Today it is situated amidst an unkempt garden behind a small wrought-iron gate; the paintings inside it are now blackened with soot while unpleasant litter found strewn all over. Amir Qureshi, a heritage reporter, remarked that the tomb is now “a relic which will vanish even before we would know about it.” In the residential part of Bhogewal village is a beautiful 17th century baradari originally intended to serve as the tomb of Mian Khan, son of Mian Saadullah Khan — the prime minister of Lahore during the reign of Shahjehan. The baradari is built on a raised platform covered with Chinioti black stone with floral patterns bordering the roof. Two identical mosques were originally built on the west and east ends of the garden, one for prayers and one for architectural symmetry. The monument was pillaged during the reign of Maharaja Ranjit Singh but Maharaja Suchet Singh, commander of Ranjit Singh’s cavalry brigade, renovated it, turning it into a garden known as Raja Suchet Singh Bagh. With the arrival of the British, the monument was auctioned off to Nawab Ali Reza Khan Qizalbash, who carried out extensive work to revitalise the site. Today this monument is surrounded by a quiet garden. For how long its present condition is maintained, one can’t tell.
Hundreds, and if one were to include the Mughal traces in Lahore’s Baaghbanpura and walled city areas, thousands of monuments await protection and conservation. Other than a handful of success stories where privately-owned havelis have been restored, the general state of Lahore’s rich, variegated past is mournful. This is especially tragic given that architectural heritage symbolises and presents opportunities for human development.
As the Aga Khan Cultural Services, an international non-governmental organization working in the field of archaeological conservation, notes that the potential of heritage “has to be properly acknowledged and activated at different levels of human existence, from the spiritual to the emotional and to the physical realm.
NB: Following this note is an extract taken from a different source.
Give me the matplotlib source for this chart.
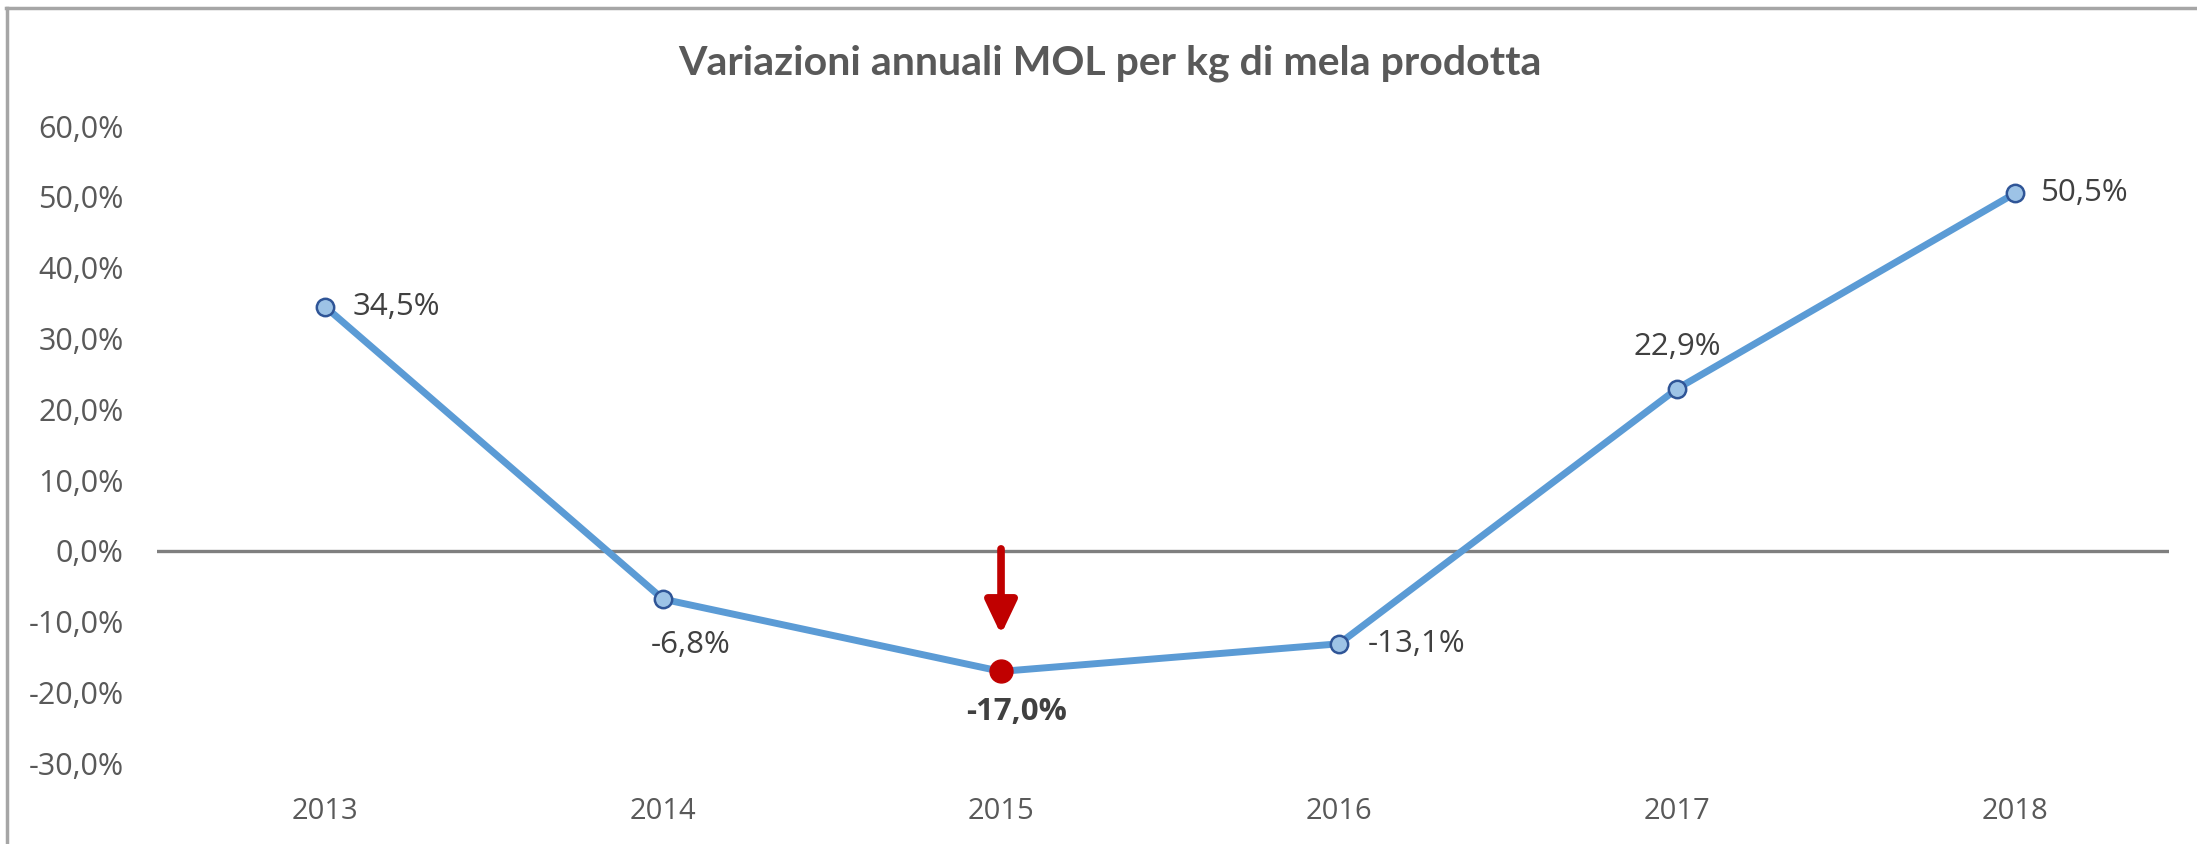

There are important indirect benefits which can be obtained by using the built heritage components as a catalyst for wider social and physical upgrading of the surrounding environment.”
Unfortunately, the piecemeal restoration works initiated through government schemes have an overt focus on beautification and working in isolation from the historical and cultural context of monuments. It is the wider social and economic context – the communities surrounding heritage sites and their lives and livelihood – which need to be channeled for long term and sustainable conservation.